- [What this task involves] Exactly as written, quote every line that follows, skipping the images.
▬▬▬▬▬▬▬▬▬▬
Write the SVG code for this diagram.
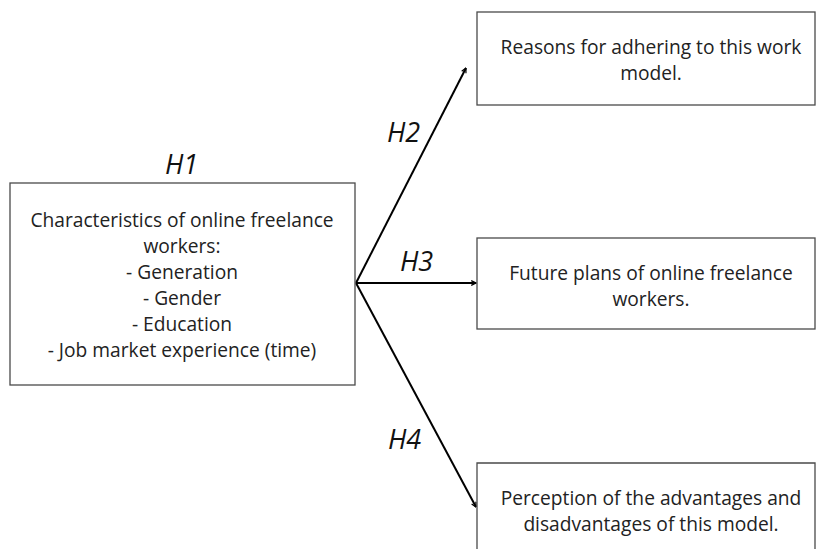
<svg xmlns="http://www.w3.org/2000/svg" width="816" height="549" viewBox="0 0 816 549">
<style>
.box{fill:#fff;stroke:#4a4a4a;stroke-width:1.3}
.t{font-family:"Open Sans","Noto Sans",sans-serif;font-size:19.2px;fill:#222;text-anchor:middle}
.h{font-family:"Open Sans","Noto Sans",sans-serif;font-size:27px;font-style:italic;fill:#111}
.c{stroke:#000;stroke-width:2;fill:none;marker-end:url(#ah)}
</style>
<defs>
<marker id="ah" viewBox="0 0 10 10" refX="9" refY="5" markerWidth="6" markerHeight="6" orient="auto" markerUnits="userSpaceOnUse">
<path d="M1,1 L9,5 L1,9" fill="none" stroke="#000" stroke-width="2"/>
</marker>
</defs>
<rect width="816" height="549" fill="#fff"/>
<g id="connectors">
<line class="c" x1="356" y1="283" x2="466" y2="68"/>
<line class="c" x1="356" y1="283" x2="476" y2="283"/>
<line class="c" x1="356" y1="283" x2="476" y2="507"/>
</g>
<g id="n1">
<rect class="box" x="10" y="183" width="345" height="202"/>
<text class="t" x="182" y="227">Characteristics of online freelance</text>
<text class="t" x="182" y="253">workers:</text>
<text class="t" x="182" y="279">- Generation</text>
<text class="t" x="182" y="305">- Gender</text>
<text class="t" x="182" y="331">- Education</text>
<text class="t" x="182" y="357">- Job market experience (time)</text>
</g>
<g id="n2">
<rect class="box" x="477" y="12" width="338" height="93"/>
<text class="t" x="651" y="54">Reasons for adhering to this work</text>
<text class="t" x="651" y="80">model.</text>
</g>
<g id="n3">
<rect class="box" x="477" y="238" width="338" height="91"/>
<text class="t" x="651" y="280">Future plans of online freelance</text>
<text class="t" x="651" y="306">workers.</text>
</g>
<g id="n4">
<path class="box" d="M477,549 V463 H815 V549"/>
<text class="t" x="651" y="505">Perception of the advantages and</text>
<text class="t" x="651" y="531">disadvantages of this model.</text>
</g>
<g id="labels">
<text class="h" x="165" y="174">H1</text>
<text class="h" x="387" y="142">H2</text>
<text class="h" x="400" y="271">H3</text>
<text class="h" x="388" y="449">H4</text>
</g>
</svg>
▬▬▬▬▬▬▬▬▬▬
- [Final result]
Write the SVG code for this diagram.
<svg xmlns="http://www.w3.org/2000/svg" width="816" height="549" viewBox="0 0 816 549">
<style>
.box{fill:#fff;stroke:#4a4a4a;stroke-width:1.3}
.t{font-family:"Open Sans","Noto Sans",sans-serif;font-size:19.2px;fill:#222;text-anchor:middle}
.h{font-family:"Open Sans","Noto Sans",sans-serif;font-size:27px;font-style:italic;fill:#111}
.c{stroke:#000;stroke-width:2;fill:none;marker-end:url(#ah)}
</style>
<defs>
<marker id="ah" viewBox="0 0 10 10" refX="9" refY="5" markerWidth="6" markerHeight="6" orient="auto" markerUnits="userSpaceOnUse">
<path d="M1,1 L9,5 L1,9" fill="none" stroke="#000" stroke-width="2"/>
</marker>
</defs>
<rect width="816" height="549" fill="#fff"/>
<g id="connectors">
<line class="c" x1="356" y1="283" x2="466" y2="68"/>
<line class="c" x1="356" y1="283" x2="476" y2="283"/>
<line class="c" x1="356" y1="283" x2="476" y2="507"/>
</g>
<g id="n1">
<rect class="box" x="10" y="183" width="345" height="202"/>
<text class="t" x="182" y="227">Characteristics of online freelance</text>
<text class="t" x="182" y="253">workers:</text>
<text class="t" x="182" y="279">- Generation</text>
<text class="t" x="182" y="305">- Gender</text>
<text class="t" x="182" y="331">- Education</text>
<text class="t" x="182" y="357">- Job market experience (time)</text>
</g>
<g id="n2">
<rect class="box" x="477" y="12" width="338" height="93"/>
<text class="t" x="651" y="54">Reasons for adhering to this work</text>
<text class="t" x="651" y="80">model.</text>
</g>
<g id="n3">
<rect class="box" x="477" y="238" width="338" height="91"/>
<text class="t" x="651" y="280">Future plans of online freelance</text>
<text class="t" x="651" y="306">workers.</text>
</g>
<g id="n4">
<path class="box" d="M477,549 V463 H815 V549"/>
<text class="t" x="651" y="505">Perception of the advantages and</text>
<text class="t" x="651" y="531">disadvantages of this model.</text>
</g>
<g id="labels">
<text class="h" x="165" y="174">H1</text>
<text class="h" x="387" y="142">H2</text>
<text class="h" x="400" y="271">H3</text>
<text class="h" x="388" y="449">H4</text>
</g>
</svg>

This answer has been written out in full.